En los medios se le conoce como el caso de «los junior violadores de Veracruz». Se trata de Jorge Cotaita, Diego Cruz Alonso, Gerardo Rodríguez y Enrique Capitaine, también conocidos como la banda de los Porkys. La evidencia en su contra por la violación de una joven de 17 años es contundente: la declaración de ella, los testimonios de las amigas que la acompañaban cuando, saliendo de un antro, los cuatro agresores la subieron por la fuerza a un Mercedes Benz; los estudios psicológicos y ginecológicos de la víctima y los cuatro videos de cada uno de ellos admitiendo su culpabilidad y pidiendo una disculpa a la joven. Cabe destacar que no se trata de videos como los que conocemos, en donde los detenidos confiesan su participación en el delito que se les imputa durante el interrogatorio policiaco, sin presencia de su abogado y muchas veces visiblemente golpeados. En este caso, los jóvenes están en sus casas, se escucha la voz de cada uno de sus papás ahí presentes y no existe ningún ambiente de intimidación.
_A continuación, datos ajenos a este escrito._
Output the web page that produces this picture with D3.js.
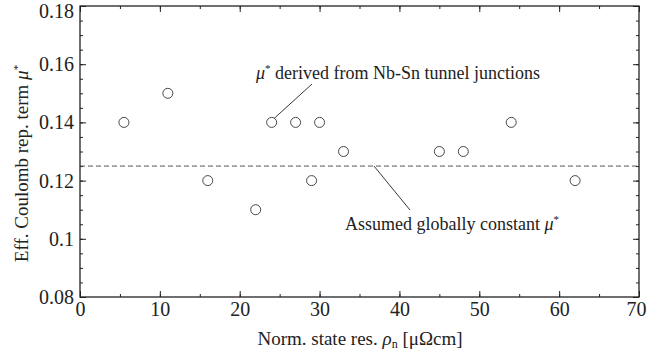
<!DOCTYPE html>
<html>
<head>
<meta charset="utf-8">
<script src="https://cdn.jsdelivr.net/npm/d3@7"></script>
<style>
  html, body { margin: 0; padding: 0; background: #fff; }
  svg { display: block; }
  text { font-family: "Liberation Serif", "Times New Roman", serif; fill: #222; }
</style>
</head>
<body>
<svg id="chart" width="647" height="358"></svg>
<script>
// Normal-state resistivity (µΩcm) of each junction
const resistivity = [5.5, 11, 16, 22, 24, 27, 29, 30, 33, 45, 48, 54, 62];
// Effective Coulomb repulsion term µ* from tunnel junctions
const muStar = [0.14, 0.15, 0.12, 0.11, 0.14, 0.14, 0.12, 0.14, 0.13, 0.13, 0.13, 0.14, 0.12];
// Globally assumed constant µ*
const assumedMu = 0.125;
const xTicks = [0, 10, 20, 30, 40, 50, 60, 70];
const yTicks = [0.08, 0.1, 0.12, 0.14, 0.16, 0.18];
const yTickLabels = ["0.08", "0.1", "0.12", "0.14", "0.16", "0.18"];

const svg = d3.select("#chart");
const m = { left: 80, right: 8, top: 6, bottom: 61 };
const W = 647, H = 358;
const x = d3.scaleLinear().domain([0, 70]).range([m.left, W - m.right]);
const y = d3.scaleLinear().domain([0.08, 0.18]).range([H - m.bottom, m.top]);

const ink = "#222";
const serif = "'Liberation Serif', 'Times New Roman', serif";
const tickFs = 20, titleFs = 19, noteFs = 18;

// Minor tick values
const xMinor = d3.range(0, 70.001, 5);
const yMinor = d3.range(0.08, 0.18001, 0.005);

// Frame
svg.append("rect")
  .attr("x", x(0)).attr("y", y(0.18))
  .attr("width", x(70) - x(0)).attr("height", y(0.08) - y(0.18))
  .attr("fill", "none").attr("stroke", ink).attr("stroke-width", 1.3);

// Inward ticks on all four sides
function ticks(axisFn, scale, vals, size, transform) {
  const g = svg.append("g").attr("transform", transform)
    .call(axisFn(scale).tickValues(vals).tickSize(size).tickFormat(""));
  g.select(".domain").remove();
  g.selectAll(".tick line").attr("stroke", ink).attr("stroke-width", 1);
  return g;
}
ticks(d3.axisTop, x, xMinor, 3, `translate(0,${y(0.08)})`);
ticks(d3.axisTop, x, xTicks, 6, `translate(0,${y(0.08)})`);
ticks(d3.axisBottom, x, xMinor, 3, `translate(0,${y(0.18)})`);
ticks(d3.axisBottom, x, xTicks, 6, `translate(0,${y(0.18)})`);
ticks(d3.axisRight, y, yMinor, 3, `translate(${x(0)},0)`);
ticks(d3.axisRight, y, yTicks, 6, `translate(${x(0)},0)`);
ticks(d3.axisLeft, y, yMinor, 3, `translate(${x(70)},0)`);
ticks(d3.axisLeft, y, yTicks, 6, `translate(${x(70)},0)`);

// Tick labels
const gx = svg.append("g").attr("transform", `translate(0,${y(0.08)})`)
  .call(d3.axisBottom(x).tickValues(xTicks).tickSize(0).tickPadding(5).tickFormat(d3.format("d")));
gx.select(".domain").remove();
gx.attr("font-family", null).attr("font-size", null);
gx.selectAll("text").style("font-size", tickFs + "px").style("font-family", serif).attr("fill", ink)
  .attr("dx", d => d === 70 ? -3 : 0);

const gy = svg.append("g").attr("transform", `translate(${x(0)},0)`)
  .call(d3.axisLeft(y).tickValues(yTicks).tickSize(0).tickPadding(6)
    .tickFormat((d, i) => yTickLabels[i]));
gy.select(".domain").remove();
gy.attr("font-family", null).attr("font-size", null);
gy.selectAll("text").style("font-size", tickFs + "px").style("font-family", serif).attr("fill", ink)
  .attr("dy", d => d === 0.18 ? "0.55em" : "0.32em");

// Dashed reference line
svg.append("line")
  .attr("x1", x(0)).attr("x2", x(70))
  .attr("y1", y(assumedMu)).attr("y2", y(assumedMu))
  .attr("stroke", "#444").attr("stroke-width", 0.9)
  .attr("stroke-dasharray", "5,3");

// Data points
svg.append("g").selectAll("circle")
  .data(resistivity.map((r, i) => [r, muStar[i]]))
  .join("circle")
  .attr("cx", d => x(d[0])).attr("cy", d => y(d[1]))
  .attr("r", 5)
  .attr("fill", "#fff").attr("stroke", "#333").attr("stroke-width", 0.9);

// Annotation: tunnel-junction µ*
svg.append("line")
  .attr("x1", x(24) + 2.5).attr("y1", y(0.14) - 4)
  .attr("x2", 312).attr("y2", 84)
  .attr("stroke", ink).attr("stroke-width", 0.9);
const t1 = svg.append("text").attr("x", 256).attr("y", 79).style("font-size", noteFs + "px");
t1.append("tspan").style("font-style", "italic").text("μ");
t1.append("tspan").attr("dy", -7).style("font-size", "11px").text("*");
t1.append("tspan").attr("dy", 7).text(" derived from Nb-Sn tunnel junctions");

// Annotation: assumed constant µ*
svg.append("line")
  .attr("x1", 374).attr("y1", y(assumedMu))
  .attr("x2", 410).attr("y2", 210)
  .attr("stroke", ink).attr("stroke-width", 0.9);
const t2 = svg.append("text").attr("x", 345).attr("y", 230).style("font-size", noteFs + "px");
t2.append("tspan").text("Assumed globally constant ");
t2.append("tspan").style("font-style", "italic").text("μ");
t2.append("tspan").attr("dy", -7).style("font-size", "11px").text("*");

// X-axis title
const xt = svg.append("text").attr("x", 360).attr("y", 345)
  .attr("text-anchor", "middle").style("font-size", titleFs + "px");
xt.append("tspan").text("Norm. state res. ");
xt.append("tspan").style("font-style", "italic").text("ρ");
xt.append("tspan").attr("dy", 3).style("font-size", "12px").text("n");
xt.append("tspan").attr("dy", -3).text(" [μΩcm]");

// Y-axis title
const yt = svg.append("text")
  .attr("transform", `translate(28,${(y(0.08) + y(0.18)) / 2 + 12}) rotate(-90)`)
  .attr("text-anchor", "middle").style("font-size", titleFs + "px");
yt.append("tspan").text("Eff. Coulomb rep. term ");
yt.append("tspan").style("font-style", "italic").text("μ");
yt.append("tspan").attr("dy", -7).style("font-size", "11px").text("*");
</script>
</body>
</html>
Según cuenta el padre de la víctima, Javier Fernández, él solicitó dichos videos a los padres de los agresores para que su hija pudiese constatar que éstos estaban arrepentidos. En ese momento, Fernández no estaba pensando en presentar una denuncia penal, sino en la recuperación emocional y psicológica de la menor. Sin embargo, los padres de los agresores, incómodos con el asunto, iniciaron una campaña de difamación contra Fernández y su hija. Ello motivó que, el 16 de mayo de 2015, Fernández presentara una denuncia penal en contra de los cuatro agresores. El fiscal general de Veracruz, Luis Ángel Bravo Contreras, «congeló» la averiguación previa, pues los padres de los Porkys son miembros de la élite política y económica del estado. Ante ello, la semana pasada, Javier Fernández decidió hacer pública la burda complicidad entre el fiscal y las cuatro familias involucradas.
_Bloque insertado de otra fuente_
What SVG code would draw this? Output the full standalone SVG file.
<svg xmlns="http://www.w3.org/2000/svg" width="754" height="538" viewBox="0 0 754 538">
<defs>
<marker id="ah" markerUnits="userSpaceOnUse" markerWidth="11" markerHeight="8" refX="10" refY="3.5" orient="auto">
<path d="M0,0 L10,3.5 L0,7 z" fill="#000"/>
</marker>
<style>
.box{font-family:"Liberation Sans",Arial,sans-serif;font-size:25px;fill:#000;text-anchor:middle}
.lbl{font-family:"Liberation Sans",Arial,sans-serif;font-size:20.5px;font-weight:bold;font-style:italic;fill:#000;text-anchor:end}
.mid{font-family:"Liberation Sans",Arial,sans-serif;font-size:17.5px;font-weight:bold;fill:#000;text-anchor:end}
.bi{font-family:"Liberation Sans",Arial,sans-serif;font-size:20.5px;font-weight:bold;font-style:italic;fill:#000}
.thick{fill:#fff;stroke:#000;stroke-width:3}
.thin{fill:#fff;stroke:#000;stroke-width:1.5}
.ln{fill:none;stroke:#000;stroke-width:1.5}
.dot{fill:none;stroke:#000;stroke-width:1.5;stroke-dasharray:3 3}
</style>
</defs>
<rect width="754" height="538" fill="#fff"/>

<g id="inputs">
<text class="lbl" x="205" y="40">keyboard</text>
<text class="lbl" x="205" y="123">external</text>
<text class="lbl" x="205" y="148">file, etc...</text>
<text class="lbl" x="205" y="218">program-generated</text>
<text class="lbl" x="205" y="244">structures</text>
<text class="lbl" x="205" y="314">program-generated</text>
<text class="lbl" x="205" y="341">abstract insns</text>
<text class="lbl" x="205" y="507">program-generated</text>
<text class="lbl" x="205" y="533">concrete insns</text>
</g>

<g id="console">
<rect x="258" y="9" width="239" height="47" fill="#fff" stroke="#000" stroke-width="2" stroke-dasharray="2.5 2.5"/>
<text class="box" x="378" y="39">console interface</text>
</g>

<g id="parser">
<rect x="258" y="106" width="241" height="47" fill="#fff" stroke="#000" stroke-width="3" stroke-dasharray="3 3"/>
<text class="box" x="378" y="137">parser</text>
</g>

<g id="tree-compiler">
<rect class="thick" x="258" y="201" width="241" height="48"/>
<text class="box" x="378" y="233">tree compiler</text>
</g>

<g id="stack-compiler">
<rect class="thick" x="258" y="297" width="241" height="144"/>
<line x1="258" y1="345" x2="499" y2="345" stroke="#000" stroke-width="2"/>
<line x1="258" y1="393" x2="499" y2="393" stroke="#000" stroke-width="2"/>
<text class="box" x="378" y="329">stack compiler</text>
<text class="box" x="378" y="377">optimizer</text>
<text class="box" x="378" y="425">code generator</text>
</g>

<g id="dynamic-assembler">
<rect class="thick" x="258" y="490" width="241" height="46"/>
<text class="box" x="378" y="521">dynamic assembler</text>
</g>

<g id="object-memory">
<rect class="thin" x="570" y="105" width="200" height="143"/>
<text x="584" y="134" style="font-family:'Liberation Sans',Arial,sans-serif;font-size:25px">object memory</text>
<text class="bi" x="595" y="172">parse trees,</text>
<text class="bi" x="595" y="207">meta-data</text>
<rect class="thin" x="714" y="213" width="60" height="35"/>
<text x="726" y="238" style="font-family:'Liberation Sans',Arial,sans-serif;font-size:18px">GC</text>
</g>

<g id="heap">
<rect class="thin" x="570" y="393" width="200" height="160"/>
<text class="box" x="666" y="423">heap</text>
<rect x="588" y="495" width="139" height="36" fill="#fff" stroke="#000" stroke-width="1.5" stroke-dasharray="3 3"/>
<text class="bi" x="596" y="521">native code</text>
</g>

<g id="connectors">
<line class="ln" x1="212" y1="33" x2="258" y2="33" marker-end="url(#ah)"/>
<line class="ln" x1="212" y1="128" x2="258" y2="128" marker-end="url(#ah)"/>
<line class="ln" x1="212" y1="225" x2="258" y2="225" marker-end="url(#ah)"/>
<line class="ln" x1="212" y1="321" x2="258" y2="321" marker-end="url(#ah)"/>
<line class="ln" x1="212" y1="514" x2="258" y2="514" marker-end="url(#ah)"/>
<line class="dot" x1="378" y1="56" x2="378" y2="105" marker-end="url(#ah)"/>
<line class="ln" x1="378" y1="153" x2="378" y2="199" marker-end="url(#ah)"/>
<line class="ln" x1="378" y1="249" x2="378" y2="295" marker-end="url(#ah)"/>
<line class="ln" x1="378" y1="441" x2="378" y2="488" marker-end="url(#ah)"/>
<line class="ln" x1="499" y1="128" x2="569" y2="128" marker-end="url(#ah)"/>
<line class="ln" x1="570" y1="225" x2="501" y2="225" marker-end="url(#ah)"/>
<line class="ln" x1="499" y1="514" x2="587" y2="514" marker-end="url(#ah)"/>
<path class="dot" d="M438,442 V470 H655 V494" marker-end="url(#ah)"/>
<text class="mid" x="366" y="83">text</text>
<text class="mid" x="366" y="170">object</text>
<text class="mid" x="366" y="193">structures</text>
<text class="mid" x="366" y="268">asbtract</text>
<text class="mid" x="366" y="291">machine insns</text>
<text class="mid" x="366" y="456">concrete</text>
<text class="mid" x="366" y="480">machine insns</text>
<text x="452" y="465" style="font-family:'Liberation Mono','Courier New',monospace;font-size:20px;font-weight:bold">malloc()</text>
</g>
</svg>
Está claro que en México, tratándose de la élite, se rompe abruptamente la causalidad entre la conducta ilícita y las consecuencias jurídicas. Ello es la esencia del privilegio. La joya de la corona, en términos de estos privilegios, es, por mucho, la procuración de justicia mexicana. En este terreno, pelear contra un miembro de la élite estando en un escalafón social menor, como Javier Fernández, es intolerable para los privilegiados.
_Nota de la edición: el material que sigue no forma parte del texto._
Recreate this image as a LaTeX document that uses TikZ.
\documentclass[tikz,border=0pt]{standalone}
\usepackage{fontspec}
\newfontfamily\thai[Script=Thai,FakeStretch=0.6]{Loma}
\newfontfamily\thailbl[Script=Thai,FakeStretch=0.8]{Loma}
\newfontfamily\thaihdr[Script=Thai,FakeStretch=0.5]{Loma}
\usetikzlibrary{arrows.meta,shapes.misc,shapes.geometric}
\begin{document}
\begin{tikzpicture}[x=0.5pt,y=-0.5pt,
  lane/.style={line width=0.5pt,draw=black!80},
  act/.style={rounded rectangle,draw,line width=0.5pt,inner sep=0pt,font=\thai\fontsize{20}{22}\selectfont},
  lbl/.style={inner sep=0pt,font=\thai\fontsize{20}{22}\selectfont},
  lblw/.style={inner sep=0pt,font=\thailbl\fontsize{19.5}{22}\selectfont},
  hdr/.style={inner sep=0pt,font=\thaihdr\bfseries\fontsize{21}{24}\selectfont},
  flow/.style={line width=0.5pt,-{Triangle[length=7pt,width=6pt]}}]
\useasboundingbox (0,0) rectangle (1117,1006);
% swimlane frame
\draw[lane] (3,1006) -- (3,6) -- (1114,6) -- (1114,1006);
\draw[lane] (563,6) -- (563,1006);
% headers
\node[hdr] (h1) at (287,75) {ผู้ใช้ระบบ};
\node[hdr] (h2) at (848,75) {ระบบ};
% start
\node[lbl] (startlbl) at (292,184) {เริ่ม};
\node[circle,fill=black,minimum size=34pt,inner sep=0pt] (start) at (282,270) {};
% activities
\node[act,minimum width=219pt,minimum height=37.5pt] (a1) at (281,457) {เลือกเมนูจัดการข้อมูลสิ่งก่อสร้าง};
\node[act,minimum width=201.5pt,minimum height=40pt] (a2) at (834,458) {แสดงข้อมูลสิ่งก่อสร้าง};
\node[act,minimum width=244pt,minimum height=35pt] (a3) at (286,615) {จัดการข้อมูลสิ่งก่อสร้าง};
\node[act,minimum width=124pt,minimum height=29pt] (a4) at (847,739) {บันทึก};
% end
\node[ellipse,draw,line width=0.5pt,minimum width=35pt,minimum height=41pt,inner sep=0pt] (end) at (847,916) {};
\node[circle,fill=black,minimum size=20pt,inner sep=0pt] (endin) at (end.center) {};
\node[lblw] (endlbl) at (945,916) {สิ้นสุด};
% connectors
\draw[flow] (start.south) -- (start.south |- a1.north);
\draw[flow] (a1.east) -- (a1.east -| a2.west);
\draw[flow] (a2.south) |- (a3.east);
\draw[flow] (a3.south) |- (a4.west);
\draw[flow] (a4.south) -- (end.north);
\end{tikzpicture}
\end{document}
Duarte, como la mayoría de los gobernadores, eligió a Bravo Contreras como fiscal no por sus habilidades en la investigación de los delitos ni por su sagacidad en el litigio penal. Bravo Contreras está ahí sobre todo porque brinda certeza a la élite de Veracruz de que para ninguno de sus miembros, salvo que el gobernador lo quiera, habrá responsabilidades penales como consecuencia de sus actos, sin importar la gravedad de los mismos. Los escándalos de corrupción de la entidad están blindados por el fiscal. No habrá consecuencias penales para nadie. En México, el papel de cualquier procurador es principalmente político y no está asociado con la defensa de las víctimas ni con la seguridad pública de los ciudadanos. Su cargo es sobre todo ser un buen garante de la impunidad de los poderosos. Consignar la averiguación previa de los cuatro Porkys, por lo tanto, si bien le podría generar algún tipo de reconocimiento social, en realidad para Bravo Contreras significa no cumplir con su «verdadero» trabajo. Su futuro profesional y su patrimonio dependen centralmente de los «favores» que su cargo le permite llevar a cabo a ese club selecto de los privilegiados de Veracruz.
Ello, repito, no es exclusivo de esta entidad federativa. La procuración de justicia en México es una forma de ejercer el poder. Ese aparato burocrático está diseñado para servir y proteger los intereses de los detentadores del poder. Gracias a ello, las procuradurías están colapsadas para construir acusaciones sólidas para la infinidad de delitos graves que se cometen en el país. En estos casos, la impunidad no es protección, sino consecuencia de la incapacidad institucional. El costo social y económico es enorme, pero reformar a fondo las procuradurías es renunciar al centro fundacional de los privilegios de clase.